One of the most powerful ways through which we convey the results of data science is visualization, from simple Excel graphs through advanced displays like network diagrams and bespoke visuals. What most outside the data science community don’t realize is just how much artistry is involved in the creation of some of those visualizations, from the impact of color schemes on perception in geographic mapping to the layout algorithms and data filtering used in network visualizations. Given the rising use of networks to understand everything from social media to semantic graphs, just how much of an impact do our layout algorithms and filtering decisions have on the final images we see?
Network visualizations are at once beautiful and informative, helping us make sense of the macro through micro patterns in the vast connected ecosystems that define the world around us. Yet, like any form of data visualization, network visualization does not capture the sum total reality of our data so much as it constructs one possible reality.
When we think of scientific visualization, we think that the images we see present to us the one single “truth” of a dataset, without realizing that any given dataset can tell many different stories depending on the questions we ask of it and the filters we apply to answer those questions.
The myriad possible filters we apply to a graph to reduce its dimensionality, the layout algorithm that places the nodes in space, the clustering algorithms like modularity that group nodes by “similarity,” the definition of “similarity” that we hand to those clustering algorithms, the node sizing algorithms like PageRank, the color scheme and the random seeds used by many algorithms that ensure each run yields a very different image: all of these conspire to ensure that a single dataset can yield a nearly infinite number of possible visualizations.

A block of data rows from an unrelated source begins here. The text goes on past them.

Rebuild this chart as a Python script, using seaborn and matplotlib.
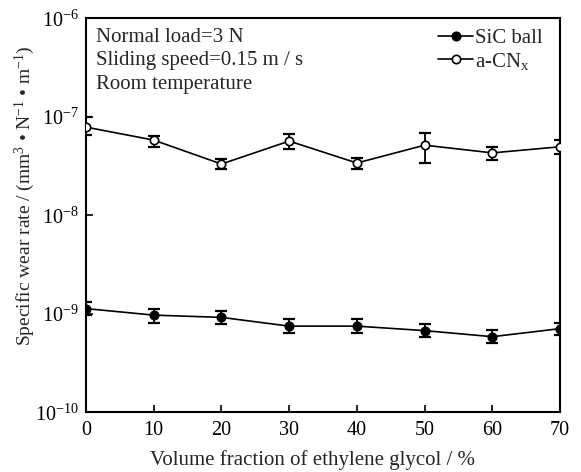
import numpy as np
import pandas as pd
import matplotlib
matplotlib.use("Agg")
import matplotlib.pyplot as plt
import seaborn as sns
from matplotlib.ticker import LogLocator, NullLocator, FixedLocator

# ---- data ----
fraction = [0, 10, 20, 30, 40, 50, 60, 70]
sic_rate = [1.13e-9, 9.7e-10, 9.2e-10, 7.5e-10, 7.5e-10, 6.75e-10, 5.86e-10, 7.07e-10]
sic_low = [9.72e-10, 8.13e-10, 7.82e-10, 6.43e-10, 6.43e-10, 5.77e-10, 5.02e-10, 6.04e-10]
sic_high = [1.33e-9, 1.12e-9, 1.07e-9, 8.79e-10, 8.79e-10, 7.82e-10, 6.79e-10, 8.11e-10]
cnx_rate = [7.87e-8, 5.81e-8, 3.32e-8, 5.68e-8, 3.40e-8, 5.16e-8, 4.31e-8, 4.97e-8]
cnx_low = [6.53e-8, 4.93e-8, 2.95e-8, 4.71e-8, 2.98e-8, 3.40e-8, 3.64e-8, 4.19e-8]
cnx_high = [9.95e-8, 6.38e-8, 3.73e-8, 6.68e-8, 3.82e-8, 6.84e-8, 4.93e-8, 5.81e-8]
x_ticks = [0, 10, 20, 30, 40, 50, 60, 70]
info_lines = ["Normal load=3 N", "Sliding speed=0.15 m / s", "Room temperature"]

sns.set_theme(style="ticks")
plt.rcParams["font.family"] = ["Liberation Serif", "DejaVu Serif"]
plt.rcParams["mathtext.fontset"] = "custom"
plt.rcParams["mathtext.rm"] = "Liberation Serif"
plt.rcParams["mathtext.it"] = "Liberation Serif:italic"
plt.rcParams["mathtext.bf"] = "Liberation Serif:bold"

fig = plt.figure(figsize=(5.81, 4.72), dpi=100)
ax = fig.add_axes([0.148, 0.1265, 0.816, 0.8345])

df_sic = pd.DataFrame({"x": fraction, "y": sic_rate})
df_cnx = pd.DataFrame({"x": fraction, "y": cnx_rate})

sns.lineplot(data=df_sic, x="x", y="y", ax=ax, color="black", lw=1.2,
             marker="o", markersize=6.5, markerfacecolor="black",
             markeredgecolor="black", label="SiC ball", zorder=3)
sns.lineplot(data=df_cnx, x="x", y="y", ax=ax, color="black", lw=1.2,
             marker="o", markersize=6, markerfacecolor="white",
             markeredgecolor="black", markeredgewidth=1.2,
             label="a-CN$_\\mathrm{x}$", zorder=3)

s = np.array(sic_rate)
ax.errorbar(fraction, s, yerr=[s - np.array(sic_low), np.array(sic_high) - s],
            fmt="none", ecolor="black", elinewidth=1.3, capsize=4, capthick=1.6, zorder=2)
c = np.array(cnx_rate)
ax.errorbar(fraction, c, yerr=[c - np.array(cnx_low), np.array(cnx_high) - c],
            fmt="none", ecolor="black", elinewidth=1.3, capsize=4, capthick=1.6, zorder=2)

ax.set_yscale("log")
ax.set_ylim(1e-10, 1e-6)
ax.set_xlim(0, 70)
ax.xaxis.set_major_locator(FixedLocator(x_ticks))
ax.yaxis.set_major_locator(LogLocator(base=10, numticks=10))
ax.yaxis.set_minor_locator(NullLocator())
ax.tick_params(direction="in", length=5, width=1.2, labelsize=14.5, colors="black", pad=5)
ax.tick_params(axis="x", pad=6)

for sp in ax.spines.values():
    sp.set_linewidth(1.5)
    sp.set_color("black")

ax.set_xlabel("Volume fraction of ethylene glycol / %", fontsize=15)
ax.set_ylabel("Specific wear rate / (mm$^{3}$ • N$^{-1}$ • m$^{-1}$)", fontsize=14)
ax.xaxis.set_label_coords(0.477, -0.096)
ax.yaxis.set_label_coords(-0.103, 0.549)

ax.text(0.022, 0.975, "\n".join(info_lines), transform=ax.transAxes,
        ha="left", va="top", fontsize=15, linespacing=1.3)

leg = ax.legend(loc="upper right", bbox_to_anchor=(0.964, 0.974), frameon=False,
                fontsize=15, handlelength=1.7, handletextpad=0.1,
                borderaxespad=0.0, labelspacing=0.12, borderpad=0.0)

fig.savefig("out.png", dpi=100)
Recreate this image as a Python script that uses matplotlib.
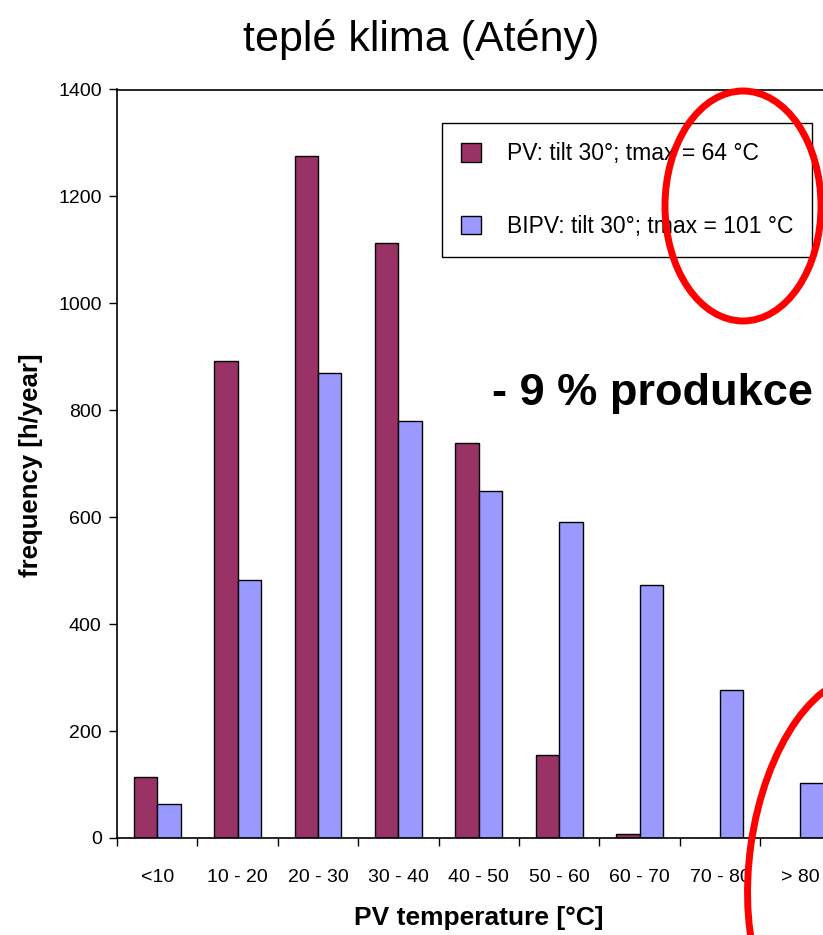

How does this process play out in a real world visualization task?
In April 2016 my open data GDELT Project began recording the list of hyperlinks found in the body of each worldwide online news article it monitors. Not all news articles contain links, but many link to external websites such as the homepages of organizations being mentioned in the article or other news outlets from which specific story elements were sourced. These external sources of information provide powerful insights into which websites each news outlet considers worthy of mentioning, in much the same way that the references in an academic paper offer insights into the works believed most relevant and reputable by each field.